The Shoalwater Islands Marine Park contains the waters of Shoalwater Bay, Warnbro Sound and a part of Cockburn Sound off Cape Peron. The park encompasses a diverse marine environment and surrounds a chain of unique limestone islands which are significant in the ecology of a number of bird species. The area is great for boating and swimming and there are good surfing conditions off the western edge of Penguin Island. Tours of the islands, which include visits to seal, sea lion and little penguin colonies, are conducted from Mersey Point. There are numerous clean, calm water beaches on Shoalwater Bay and Safety Bay.
Warnbro is a delightful beach to the south of Rockingham and Point Peron on Warnbro Sound. It is approximately 30 minutes by car from Perth. The yellow sand is quite fine but clean and forms dunes behind the beach. The beach shelves very gently and does not usually have large waves so the swimming is safe for all the family. A nude section of the beach is some 900m long and has been clearly marked with signposts. More info
Secret Harbour Beach
The name is derived from the nearby residential subdivision. Approved in 1984, the name was used for a propsed marina development which was to include a small boat harbour. The suburb does not now include a harbour.
Golden Bay Beach
Golden Bay Beach
South of Warnbro are a string of beaches that stretch all the way to Manduarh. These include waikiki, Secret Harbour, Golden Bay, Singleon, Madora Bay and Watersun. The name is derived from the nearby residential subdivision. The name was coined by a real estate developer. Previously named Peelhurst, Golden Bay was approved as a suburb name in 1985. It is derived from the golden sands of the beach there.

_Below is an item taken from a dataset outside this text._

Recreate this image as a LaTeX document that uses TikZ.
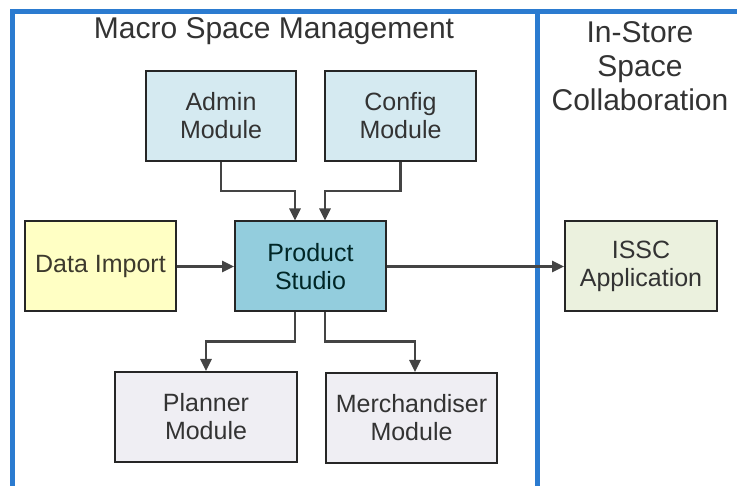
\documentclass[tikz,border=0pt]{standalone}
\usepackage{fontspec}
\setmainfont{Liberation Sans}
\usetikzlibrary{arrows.meta}
\definecolor{framec}{HTML}{2B7BD0}
\definecolor{adminc}{HTML}{D5EAF1}
\definecolor{psc}{HTML}{93CDDD}
\definecolor{datac}{HTML}{FFFFC4}
\definecolor{isscc}{HTML}{EBF1DE}
\definecolor{planc}{HTML}{EFEEF3}
\definecolor{linec}{HTML}{444444}
\definecolor{txtc}{HTML}{333333}
\tikzset{
  frameline/.style={draw=framec, line width=5pt},
  box/.style={draw=black!85, line width=2pt, minimum height=90pt, inner sep=0pt,
    align=center, text=txtc, font=\fontsize{25}{28}\selectfont},
  conn/.style={draw=linec, line width=2.5pt, -{Triangle[length=12pt,width=11pt]}},
  header/.style={text=txtc, align=center, font=\fontsize{30}{34}\selectfont, inner sep=0pt}
}
\begin{document}
\begin{tikzpicture}[x=1pt,y=-1pt]
\useasboundingbox (0,0) rectangle (737,486);
% frame
\draw[frameline] (12,486) -- (12,12) -- (737,12);
\draw[frameline] (537,12) -- (537,486);
% headers
\node[header] (t1) at (274,31) {Macro Space Management};
\node[header] (t2) at (640,66) {In-Store\\Space\\Collaboration};
% boxes
\node[box, fill=adminc, minimum width=150pt] (admin) at (221,116) {Admin\\Module};
\node[box, fill=adminc, minimum width=151pt] (config) at (400.5,116) {Config\\Module};
\node[box, fill=datac, minimum width=151pt, text=black!75!olive] (data) at (100.5,266.5) {Data Import};
\node[box, fill=psc, minimum width=151pt, text=black!70!teal] (ps) at (310.5,266.5) {Product\\Studio};
\node[box, fill=isscc, minimum width=152pt] (issc) at (641,266.5) {ISSC\\Application};
\node[box, fill=planc, minimum width=182pt] (planner) at (206,417) {Planner\\Module};
\node[box, fill=planc, minimum width=171pt] (merch) at (411.5,418) {Merchandiser\\Module};
% connectors
\draw[conn] (admin.south) -- ++(0,29) -| ([xshift=61pt]ps.north west);
\draw[conn] (config.south) -- ++(0,29) -| ([xshift=91pt]ps.north west);
\draw[conn] ([xshift=61pt]ps.south west) -- ++(0,29) -| (planner.north);
\draw[conn] ([xshift=91pt]ps.south west) -- ++(0,29) -| ([xshift=90pt]merch.north west);
\draw[conn] (data.east) -- (ps.west);
\draw[conn] (ps.east) -- (issc.west);
\end{tikzpicture}
\end{document}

Singleton is named after the nearby locality, which in turn is named after Captain Francis Corbet Singleton who came to and settled in this district in 1839. Singleton was appointed to the first Board of Road Directors in 1840, and had extensive lanholdings in the Murray District. Singleton was declared a townsite in 1956.
Madora Bay Beach
The name was coined by a real estate developer for the Madora Beach Estate, a nearby residential subdivision which was subdivided and sold in 1960. The estate was a development of Perrys Estate Agency in Mandurah, and the name was derived from two Western Australian place names: Chadora, a mill and railway siding near Dwellingup, and Mandora, a cattle station between Broome and Port Hedland. The suburb’s name was first approved as Madora in 1990, and amended to Madora Bay in 2003.
San Remo Beach
The name is derived from the nearby residential subdivision. The name was coined by a real estate developer and recalls the city of San Remo on the Mediterranean coast of western Liguria in north-western Italy. It was approved as a suburb name in 1989.
The name is derived from a nearby residential subdivision. The name was coined by a real estate developer but is no longer used for the subdivision or suburb.